REQUIRED TASK
List every line below containing "this".

RECORD EXCERPTS

--------------------------------

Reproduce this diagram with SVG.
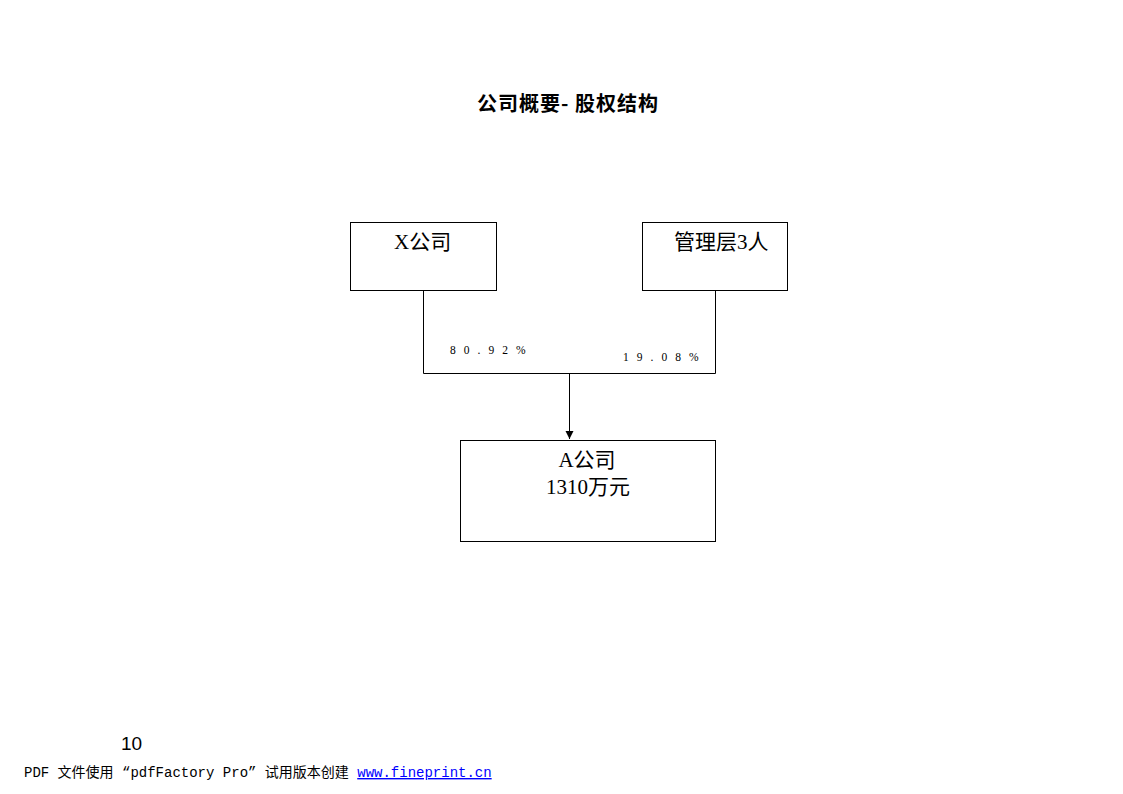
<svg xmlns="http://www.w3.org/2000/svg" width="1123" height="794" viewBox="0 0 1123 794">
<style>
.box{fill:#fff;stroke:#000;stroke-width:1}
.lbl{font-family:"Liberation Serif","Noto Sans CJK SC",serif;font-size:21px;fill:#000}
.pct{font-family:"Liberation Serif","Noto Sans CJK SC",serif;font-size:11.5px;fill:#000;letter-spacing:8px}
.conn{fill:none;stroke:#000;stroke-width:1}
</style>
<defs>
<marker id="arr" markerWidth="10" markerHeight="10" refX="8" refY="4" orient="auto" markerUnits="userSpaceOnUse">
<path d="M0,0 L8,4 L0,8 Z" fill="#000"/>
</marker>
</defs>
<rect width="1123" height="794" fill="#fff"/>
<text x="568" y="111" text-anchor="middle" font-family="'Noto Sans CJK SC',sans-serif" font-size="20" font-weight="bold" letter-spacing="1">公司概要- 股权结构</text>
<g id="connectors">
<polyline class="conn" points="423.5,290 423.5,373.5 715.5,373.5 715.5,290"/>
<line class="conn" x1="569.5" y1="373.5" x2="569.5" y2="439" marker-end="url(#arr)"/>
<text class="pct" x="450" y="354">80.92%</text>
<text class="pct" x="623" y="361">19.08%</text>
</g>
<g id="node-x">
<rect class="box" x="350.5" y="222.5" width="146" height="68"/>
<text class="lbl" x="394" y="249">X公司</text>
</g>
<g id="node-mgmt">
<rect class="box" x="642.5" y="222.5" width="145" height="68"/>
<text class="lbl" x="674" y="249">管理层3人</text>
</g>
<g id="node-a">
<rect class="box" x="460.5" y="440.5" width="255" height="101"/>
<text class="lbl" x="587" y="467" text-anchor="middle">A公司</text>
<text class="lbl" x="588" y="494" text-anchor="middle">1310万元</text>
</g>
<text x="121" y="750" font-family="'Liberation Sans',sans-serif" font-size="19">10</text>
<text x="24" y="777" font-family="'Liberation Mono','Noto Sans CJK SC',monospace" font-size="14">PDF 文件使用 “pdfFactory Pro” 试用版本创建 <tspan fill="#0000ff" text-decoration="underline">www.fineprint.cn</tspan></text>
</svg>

--------------------------------

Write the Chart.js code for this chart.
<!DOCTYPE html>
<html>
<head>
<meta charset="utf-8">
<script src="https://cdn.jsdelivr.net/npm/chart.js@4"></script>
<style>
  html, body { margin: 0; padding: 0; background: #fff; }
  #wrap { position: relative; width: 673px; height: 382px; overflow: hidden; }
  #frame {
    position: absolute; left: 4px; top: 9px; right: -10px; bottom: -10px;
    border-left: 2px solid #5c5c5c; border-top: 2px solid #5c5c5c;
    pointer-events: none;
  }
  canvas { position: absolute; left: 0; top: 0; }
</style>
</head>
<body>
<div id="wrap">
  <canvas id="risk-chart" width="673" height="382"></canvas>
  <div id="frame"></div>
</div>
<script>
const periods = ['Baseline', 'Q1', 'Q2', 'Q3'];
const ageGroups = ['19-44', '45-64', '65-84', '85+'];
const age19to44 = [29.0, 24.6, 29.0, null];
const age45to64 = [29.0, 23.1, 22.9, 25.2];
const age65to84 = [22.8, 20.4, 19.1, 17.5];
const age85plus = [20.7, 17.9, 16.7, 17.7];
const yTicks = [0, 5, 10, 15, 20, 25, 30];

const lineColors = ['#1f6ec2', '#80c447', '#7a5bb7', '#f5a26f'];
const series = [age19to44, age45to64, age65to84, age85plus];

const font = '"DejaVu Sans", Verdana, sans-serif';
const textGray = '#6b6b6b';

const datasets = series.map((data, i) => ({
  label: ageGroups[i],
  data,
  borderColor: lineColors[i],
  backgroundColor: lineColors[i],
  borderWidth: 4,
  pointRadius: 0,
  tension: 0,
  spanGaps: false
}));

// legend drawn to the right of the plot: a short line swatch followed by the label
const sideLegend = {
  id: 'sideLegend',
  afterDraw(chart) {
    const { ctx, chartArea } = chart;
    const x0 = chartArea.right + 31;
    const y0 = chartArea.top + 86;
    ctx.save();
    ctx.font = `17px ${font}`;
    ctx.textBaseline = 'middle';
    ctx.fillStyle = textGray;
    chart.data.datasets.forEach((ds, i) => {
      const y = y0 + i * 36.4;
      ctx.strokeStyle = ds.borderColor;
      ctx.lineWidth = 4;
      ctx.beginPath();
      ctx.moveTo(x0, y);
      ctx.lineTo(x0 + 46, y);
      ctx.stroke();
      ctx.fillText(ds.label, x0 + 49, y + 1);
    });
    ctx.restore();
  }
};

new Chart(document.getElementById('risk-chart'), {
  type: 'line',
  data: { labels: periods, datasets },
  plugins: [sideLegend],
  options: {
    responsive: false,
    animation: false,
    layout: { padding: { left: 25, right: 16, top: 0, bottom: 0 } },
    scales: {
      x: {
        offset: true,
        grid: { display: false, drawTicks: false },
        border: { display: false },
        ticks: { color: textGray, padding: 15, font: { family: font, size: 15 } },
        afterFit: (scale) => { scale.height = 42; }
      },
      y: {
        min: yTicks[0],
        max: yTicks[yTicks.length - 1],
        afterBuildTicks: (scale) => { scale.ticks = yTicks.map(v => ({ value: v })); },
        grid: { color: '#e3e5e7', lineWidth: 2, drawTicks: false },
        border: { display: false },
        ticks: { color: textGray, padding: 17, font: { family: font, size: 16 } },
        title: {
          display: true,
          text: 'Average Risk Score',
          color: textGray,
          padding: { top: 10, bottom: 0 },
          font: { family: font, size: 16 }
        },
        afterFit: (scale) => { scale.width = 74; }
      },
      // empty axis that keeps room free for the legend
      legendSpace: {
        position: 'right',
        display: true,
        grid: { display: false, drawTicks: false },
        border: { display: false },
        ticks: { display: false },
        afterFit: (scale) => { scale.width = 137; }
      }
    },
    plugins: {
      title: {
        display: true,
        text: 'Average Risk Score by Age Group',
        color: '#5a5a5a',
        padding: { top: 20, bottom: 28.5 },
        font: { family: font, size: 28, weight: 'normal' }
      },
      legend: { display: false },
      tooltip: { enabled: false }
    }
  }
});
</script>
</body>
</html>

--------------------------------

EXPECTED ANSWER
Reproduce this diagram with SVG.
Write the Chart.js code for this chart.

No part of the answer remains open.